Six "moderate" level quakes came over the weekend, including a magnitude-4 shake recorded 5km southeast of Seddon.
Scientists expect to see thousands more shakes as a result of this sequence, possibly lasting months.
Previously, they normally recorded about two significant earthquakes a year in the region.
It was believed the quakes were on a previously unknown offshore extension of the London Hills Fault, running from near Ward and entering Cook Strait between Lake Grassmere and Cape Campbell.
Scientists suspect this fault is a "strike-slip fault", where each side slides past the other without uplift and down-thrust.

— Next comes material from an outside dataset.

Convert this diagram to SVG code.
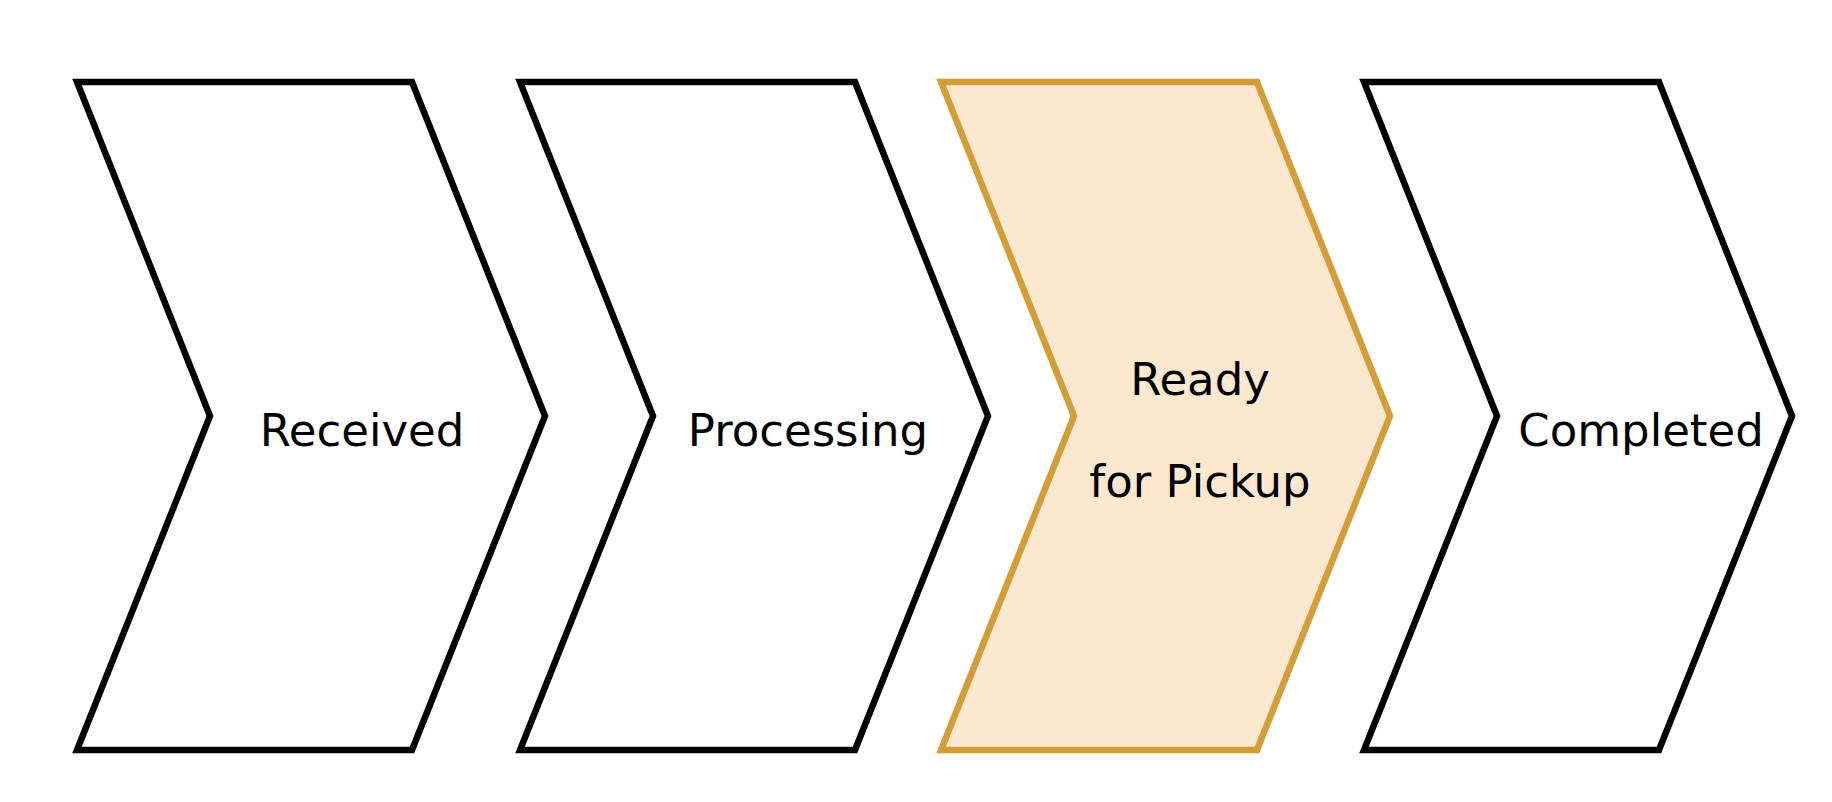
<svg xmlns="http://www.w3.org/2000/svg" width="1832" height="802" viewBox="0 0 1832 802">
<style>
.step{fill:#ffffff;stroke:#000000;stroke-width:6.5;stroke-miterlimit:10}
.hl{fill:#fce7cf;stroke:#d49d38}
.lbl{font-family:"DejaVu Sans",Verdana,sans-serif;font-size:45px;fill:#000000;text-anchor:middle}
</style>
<rect width="1832" height="802" fill="#ffffff"/>
<g id="connectors"></g>
<g id="received">
<polygon class="step" points="77,82 412,82 545,416 412,750 77,750 210,416"/>
<text class="lbl" x="362" y="446">Received</text>
</g>
<g id="processing">
<polygon class="step" points="520,82 855,82 988,416 855,750 520,750 653,416"/>
<text class="lbl" x="808" y="446">Processing</text>
</g>
<g id="ready">
<polygon class="step hl" points="941,82 1257,82 1390,416 1257,750 941,750 1074,416"/>
<text class="lbl" x="1200" y="395">Ready</text>
<text class="lbl" x="1200" y="497">for Pickup</text>
</g>
<g id="completed">
<polygon class="step" points="1364,82 1659,82 1792,416 1659,750 1364,750 1497,416"/>
<text class="lbl" x="1641" y="446">Completed</text>
</g>
</svg>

But it is also possible the source may be an independent underwater fault structure.
"It's an interesting game, to try to link into onshore active fault lines that are known," GNS seismologist Dr Caroline Holden said.
"I don't think we can do that at the moment, and there is quite a bit of debate if it's even an offshore extension of the onshore faults.
"But we can see the structure and we can also see the secondary structure involved.
"We don't have a name for it - at the moment it's just the Cook Strait fault line."
Cook Strait and its coastlines had many known active faults, among them the Awatere Fault which produced a large earthquake in 1848, and the Wellington Fault running through Wellington and the Hutt Valley.
But there didn't appear to be any link with these so far. Dr Holden said out of the hundreds of quakes, none had registered on the Wellington Fault.